Black Friday, the start of the holiday shopping season, looms just around the corner.
Who will be trampled this year in the frantic quest for heavily discounted electronic devices, the lure of which crosses all political, social, and racial lines? (Football pads, helmets and Kevlar vests can prevent serious injury or worse!)
We are fortunate in the Four Corners to see little if any of this frenzied standing-in-line at midnight, of hordes pressing against doors and people running and clawing as madly as if they’d spotted someone from West Africa in the distance. But that doesn’t mean we are immune to the siren song of cheap goods.
Why go downtown to buy an item when you can get it for $1 less at a discount store? Why leave your home to shop when, with a few clicks, you can order something and have it sent straight to your door?
Well, think of shopping as a form of voting that is done with dollars rather than ballots. The question becomes: Do you vote for local brick-and-mortar shops or e-conglomerates? Do you vote to keep your dollars here in the area or send them to another state, even another country?
Do you vote for goods made by workers paid decent wages in safe conditions, or products made – often by children — in fire-trap sweatshops?

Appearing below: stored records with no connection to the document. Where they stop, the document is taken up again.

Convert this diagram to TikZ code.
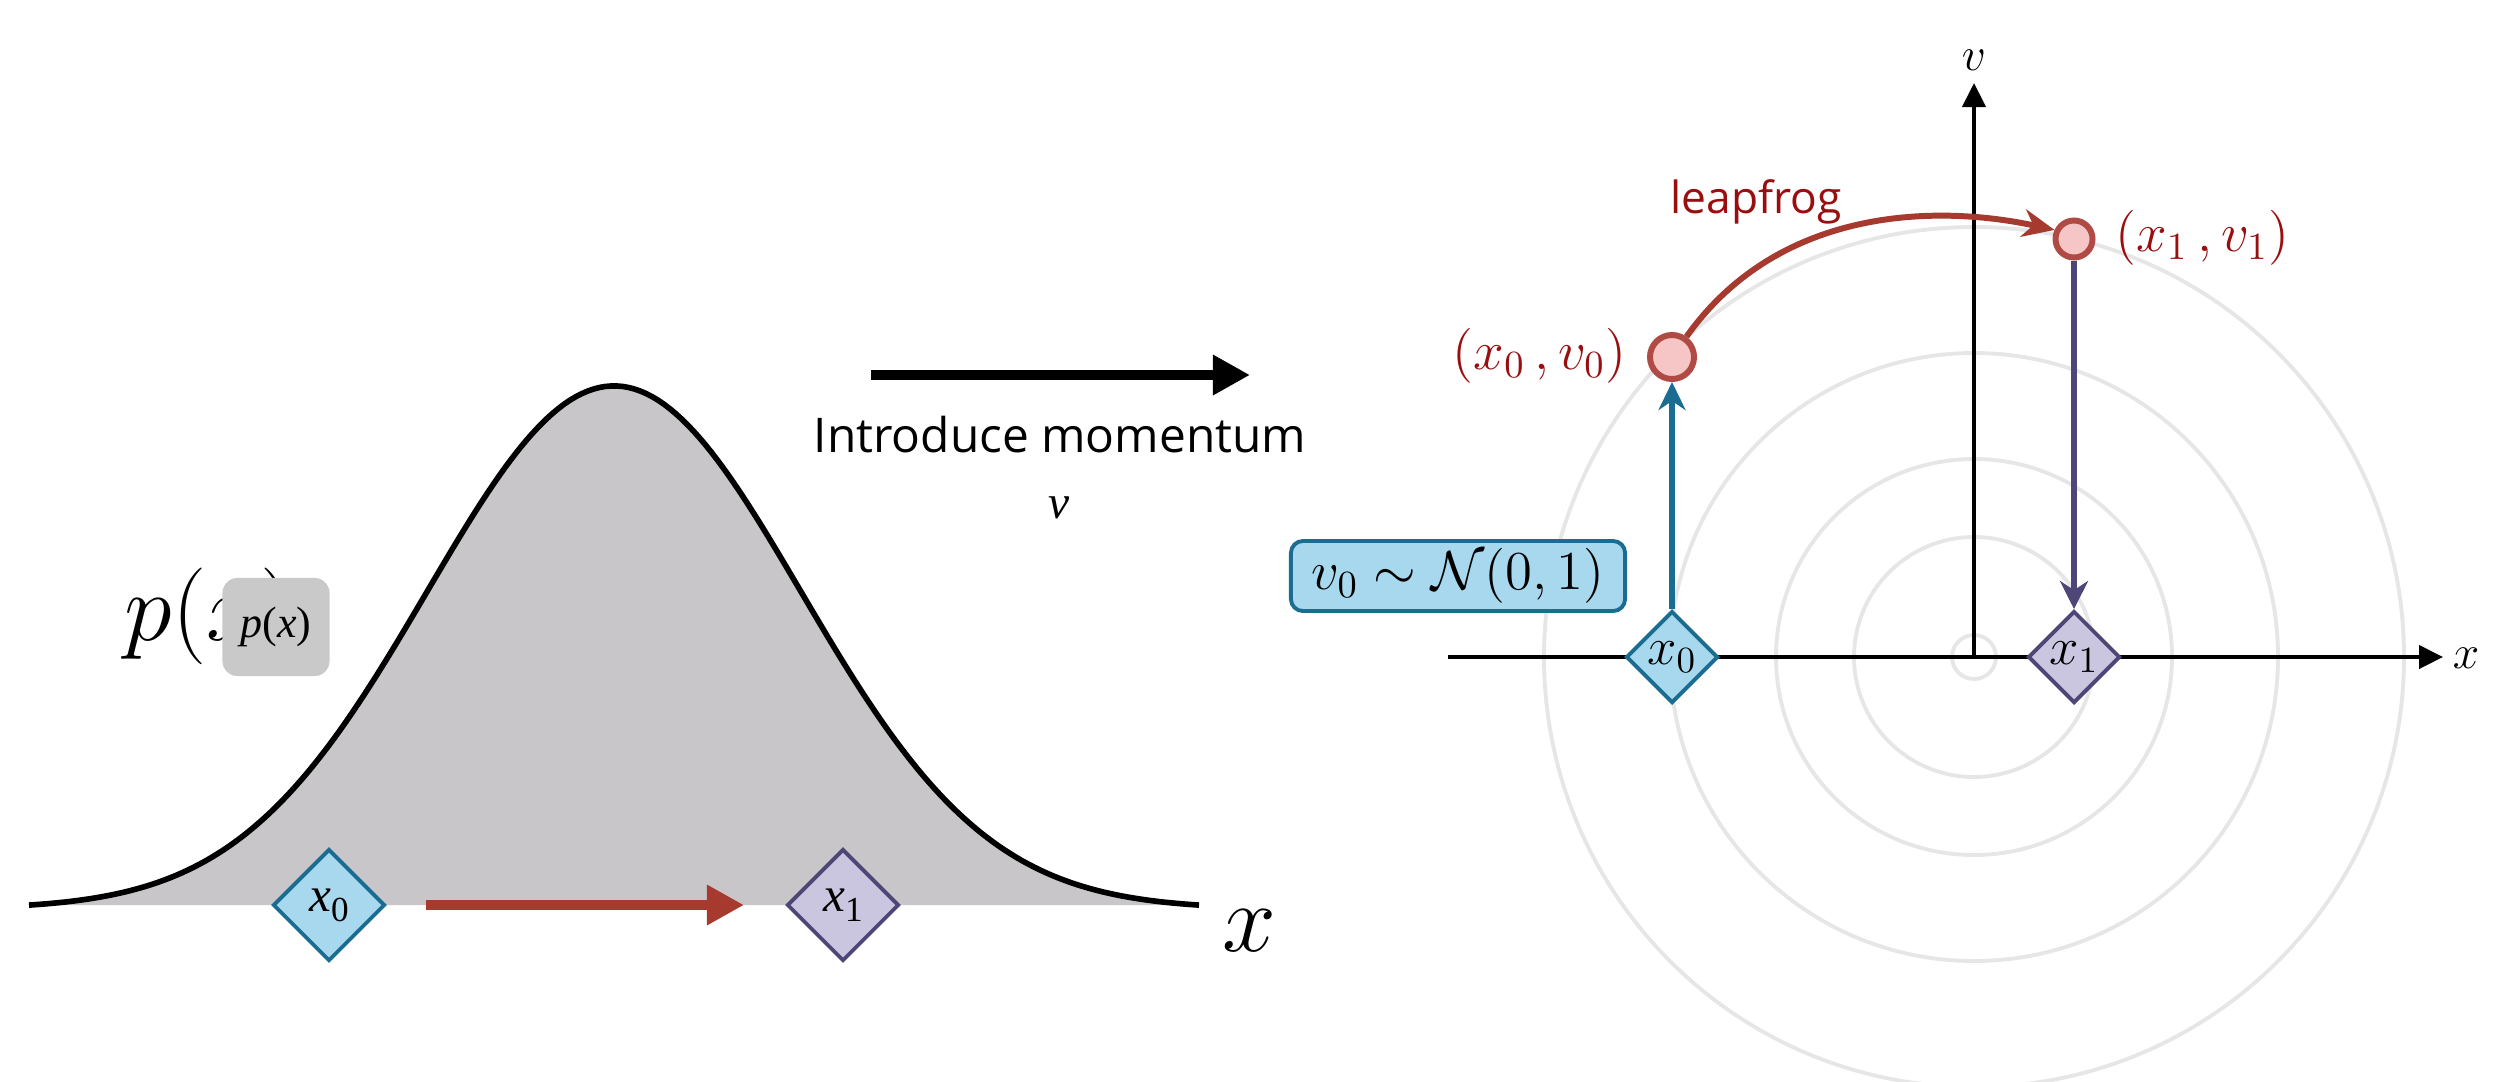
\RequirePackage{fix-cm}
\documentclass[tikz,border=0pt]{standalone}
\usepackage{fontspec}
\newfontfamily\osans{Open Sans}
\newfontfamily\tms{Liberation Serif}
\usetikzlibrary{arrows.meta,shapes.geometric}
\definecolor{curvegray}{HTML}{C8C6C9}
\definecolor{boxgray}{HTML}{C9C9C9}
\definecolor{bluefill}{HTML}{A8D8EE}
\definecolor{blueline}{HTML}{1A6C91}
\definecolor{purpfill}{HTML}{CAC6DF}
\definecolor{purpline}{HTML}{4E4677}
\definecolor{arrred}{HTML}{A63A2E}
\definecolor{txtred}{HTML}{990F0F}
\definecolor{ptfill}{HTML}{F6C6C6}
\definecolor{ptline}{HTML}{B04A45}
\definecolor{ringgray}{HTML}{E6E6E6}
\tikzset{
  bluediamond/.style={diamond, draw=blueline, fill=bluefill, line width=1.1pt, inner sep=0pt},
  purpdiamond/.style={diamond, draw=purpline, fill=purpfill, line width=1.1pt, inner sep=0pt},
  ptnode/.style={circle, draw=ptline, fill=ptfill, line width=1.7pt, inner sep=0pt},
  axisline/.style={line width=1.2pt, -{Triangle[length=0.24cm,width=0.23cm]}},
  ringline/.style={draw=ringgray, line width=1.1pt},
  bigarrow/.style={line width=2.6pt, -{Triangle[length=0.37cm,width=0.38cm]}},
}
\begin{document}
\begin{tikzpicture}[x=0.01cm,y=-0.01cm]
\useasboundingbox (0,0) rectangle (2500,1081);
% ---------------- left panel ----------------
\fill[curvegray] plot[domain=29:1199,samples=200] (\x,{909-523*exp(-0.5*((\x-614)/187)*((\x-614)/187))}) -- cycle;
\draw[line width=1.6pt, line join=round] plot[domain=29:1199,samples=200] (\x,{909-523*exp(-0.5*((\x-614)/187)*((\x-614)/187))});
\node[anchor=base west, inner sep=0pt] (pbig) at (124,640) {\fontsize{27.5}{30}\selectfont $p(x)$};
\node[fill=boxgray, rounded corners=0.15cm, minimum width=1.07cm, minimum height=0.98cm, inner sep=0pt] (psmall) at (276,627)
  {\tms\fontsize{12.5}{14}\selectfont\itshape p\upshape(\itshape x\upshape)};
\node[inner sep=0pt] (xlabL) at (1249,931) {\fontsize{27.5}{30}\selectfont $x$};
\node[bluediamond, minimum size=1.12cm] (lx0) at (329,905)
  {\tms\fontsize{14}{16}\selectfont\itshape x\raisebox{-0.45ex}{\upshape\fontsize{10}{12}\selectfont 0}};
\node[purpdiamond, minimum size=1.12cm] (lx1) at (843,905)
  {\tms\fontsize{14}{16}\selectfont\itshape x\raisebox{-0.45ex}{\upshape\fontsize{10}{12}\selectfont 1}};
\draw[arrred, bigarrow, shorten <=0.39cm, shorten >=0.41cm] (lx0) -- (lx1);
% ---------------- middle ----------------
\coordinate (ma) at (871,375);
\coordinate (mb) at (1250,375);
\draw[bigarrow] (ma) -- (mb);
\node[anchor=base, inner sep=0pt] (intro) at (1060,452) {\osans\fontsize{13.6}{16}\selectfont Introduce momentum};
\node[anchor=base, inner sep=0pt] (vmid) at (1059,518) {\tms\itshape\fontsize{13.5}{16}\selectfont v};
% ---------------- right panel ----------------
\coordinate (O) at (1974,657);
\begin{scope}
\clip (0,0) rectangle (2500,1081);
\foreach \r in {22,120,198,304,430} {
  \draw[ringline] (O) circle[radius={\r*0.01cm}];
}
\end{scope}
\coordinate (xs) at (1448,657);
\coordinate (xe) at (2443,657);
\coordinate (ve) at (1974,83);
\draw[axisline] (xs) -- (xe);
\draw[axisline] (O) -- (ve);
\node[inner sep=0pt] (xlabR) at (2466,658) {\fontsize{13.5}{16}\selectfont $x$};
\node[inner sep=0pt] (vlab) at (1974,60) {\fontsize{13.5}{16}\selectfont $v$};
\node[bluediamond, minimum size=0.92cm] (rx0) at (1672,657) {\fontsize{15}{17}\selectfont $x_0$};
\node[purpdiamond, minimum size=0.92cm] (rx1) at (2074,657) {\fontsize{15}{17}\selectfont $x_1$};
\node[ptnode, minimum size=0.44cm] (P0) at (1672,357) {};
\node[ptnode, minimum size=0.37cm] (P1) at (2074,239) {};
\draw[blueline, line width=1.5pt, -{Stealth[length=0.28cm,width=0.27cm]}] (rx0) -- (P0);
\draw[purpline, line width=1.5pt, -{Stealth[length=0.28cm,width=0.28cm]}] (P1) -- (rx1);
\draw[arrred, line width=1.7pt, -{Stealth[length=0.32cm,width=0.28cm]}]
  (P0) .. controls (1780,205) and (1940,205) .. (P1.155);
\node[draw=blueline, fill=bluefill, line width=1.1pt, rounded corners=0.12cm, minimum width=3.34cm, minimum height=0.70cm, inner sep=0pt] (nbox) at (1458,576)
  {\fontsize{15.6}{18}\selectfont $v_0\sim\mathcal{N}(0,1)$};
\node[anchor=east, inner sep=0pt, text=txtred] (l0) at (1627,356) {\fontsize{15.6}{18}\selectfont $(x_0\,,v_0)$};
\node[anchor=west, inner sep=0pt, text=txtred] (l1) at (2115,238) {\fontsize{15.6}{18}\selectfont $(x_1\,,v_1)$};
\node[anchor=base, inner sep=0pt, text=txtred] (leap) at (1756,213) {\osans\fontsize{12.6}{15}\selectfont leapfrog};
\end{tikzpicture}
\end{document}
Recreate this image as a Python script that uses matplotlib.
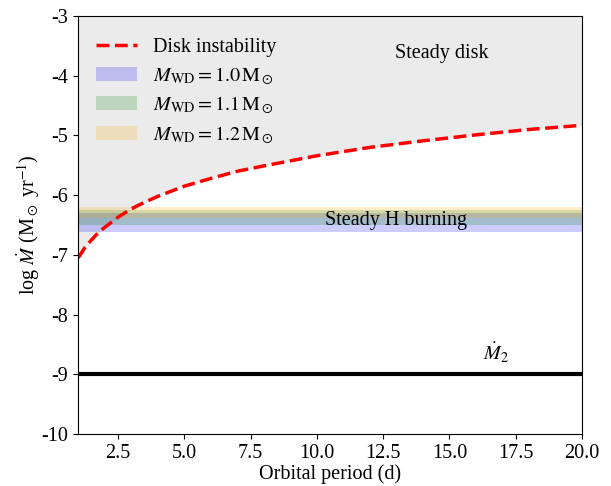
import numpy as np
import matplotlib
matplotlib.use("Agg")
import matplotlib.pyplot as plt

plt.rcParams['font.family'] = ['Liberation Serif', 'DejaVu Serif']
plt.rcParams['mathtext.fontset'] = 'stix'
plt.rcParams['axes.unicode_minus'] = False
plt.rcParams['font.size'] = 14.5

# critical accretion rate for disk instability vs orbital period
period = [1.0, 1.25, 1.5, 1.75, 2.0, 2.5, 3.0, 3.5, 4.0, 5.0, 6.0, 7.0, 8.0,
          10.0, 12.0, 14.0, 16.0, 18.0, 20.0]
log_mdot_crit = [-7.05, -6.88, -6.75, -6.63, -6.54, -6.37, -6.23, -6.12, -6.02,
                 -5.85, -5.72, -5.60, -5.51, -5.34, -5.20, -5.09, -4.99, -4.90, -4.83]

# steady hydrogen burning ranges (log Mdot) per WD mass
wd_masses = ['1.0', '1.1', '1.2']
steady_low = [-6.62, -6.50, -6.38]
steady_high = [-6.30, -6.25, -6.20]
band_colors = ['blue', 'green', 'orange']

log_mdot_donor = -9.0

fig = plt.figure(figsize=(6.11, 4.86), dpi=100)
ax = fig.add_axes([0.128, 0.107, 0.8245, 0.86])

ax.fill_between(period, log_mdot_crit, -3, color='#ebebeb', lw=0)
ax.plot(period, log_mdot_crit, 'r--', lw=2.5, label='Disk instability')

for m, lo, hi, c in zip(wd_masses, steady_low, steady_high, band_colors):
    ax.axhspan(lo, hi, color=c, alpha=0.2, lw=0,
               label=r'$M_{\rm WD} = %s\,{\rm M}_\odot$' % m)

ax.axhline(log_mdot_donor, color='black', lw=3)

ax.text(14.7, -3.63, 'Steady disk', ha='center', va='center')
ax.text(13.0, -6.43, 'Steady H burning', ha='center', va='center')
ax.text(16.75, -8.65, r'$\dot{M}_2$', ha='center', va='center')

ax.set_xlim(1, 20)
ax.set_ylim(-10, -3)
ax.set_xticks([2.5, 5.0, 7.5, 10.0, 12.5, 15.0, 17.5, 20.0])
ax.set_xlabel('Orbital period (d)', labelpad=1)
ax.set_ylabel(r'log $\dot{M}$ (M$_\odot$ yr$^{-1}$)', labelpad=0)
ax.legend(loc='upper left', frameon=False, labelspacing=0.4,
          bbox_to_anchor=(0, 0.99))

fig.savefig('out.png', dpi=100)
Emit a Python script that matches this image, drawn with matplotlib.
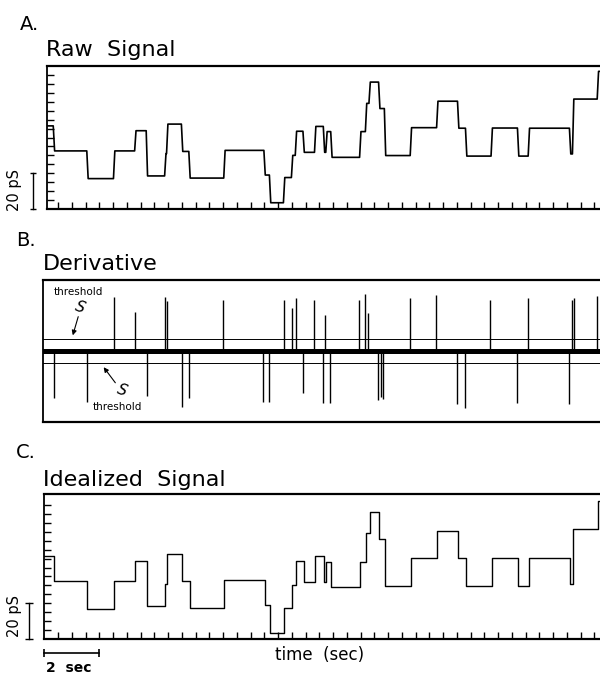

Do you vote for the United States, or an oppressive Communist country that is probably the leading cause of the approaching extinction of tigers, elephants, and rhinos? China, which only a few decades ago was seen as the biggest threat to the continued existence of this county, our lifestyle and human dignity in general, is now our good buddy that loans us as much money as we want and cranks out most of the cheesy goods our discount giants push as essential to “the good life.” (Just got to have that “Fat Woman” Halloween costume, and that huge Chinesemade American flag that is so much cheaper than one manufactured here at home.)
And the thing is, voting local doesn’t require any teeth-gritting sacrifice, nothing beyond the little effort involved in walking around downtown Cortez or ordering a new book through the local bookstore instead of on Amazon (which treats its warehouse workers very poorly and is loathed by many authors for its war against certain publishers).
Now, we aren’t saying that buying local and buying American will solve the world’s ills, or that it is even always possible. Clearly, there are products you can’t get in Southeast Utah, Cortez, or even Durango. And there are items that just aren’t made in America any longer.
But if you check out your local and your American-made options first, you’ll find a surprising number of goods made and/or sold locally. And your shopping experience is likely to be much more pleasant than that you’d have in a big-box warehouse or dollar store.
And beyond the usual physical goods, there are many creative options for gift-giving this season:
• A gift certificate to a local restaurant, coffee shop, nursery, natural-foods store or locally owned market;
• Some locally crafted beer or wine;
• A night out to see a favorite local band or a SouthWest Colorado Concert or a performance at the Fort Lewis College Community Concert Hall;
• Personalized greeting cards made by a local printer;
• A piece of art work from your nearest struggling artist;
• A share in next summer’s CSA – fresh produce from a local grower;
• A gift certificate to a gym or masseuse;
• A subscription to your favorite newspaper. (Ahem.)
So vote this year for a robust local economy.
Cast as many of your ballots at home as you can. And, in this type of “election,” we can legitimately say: Vote early, vote often, and vote with your pocketbooks by giving as much as you can afford as “campaign contributions.”
That really would be Citizens United.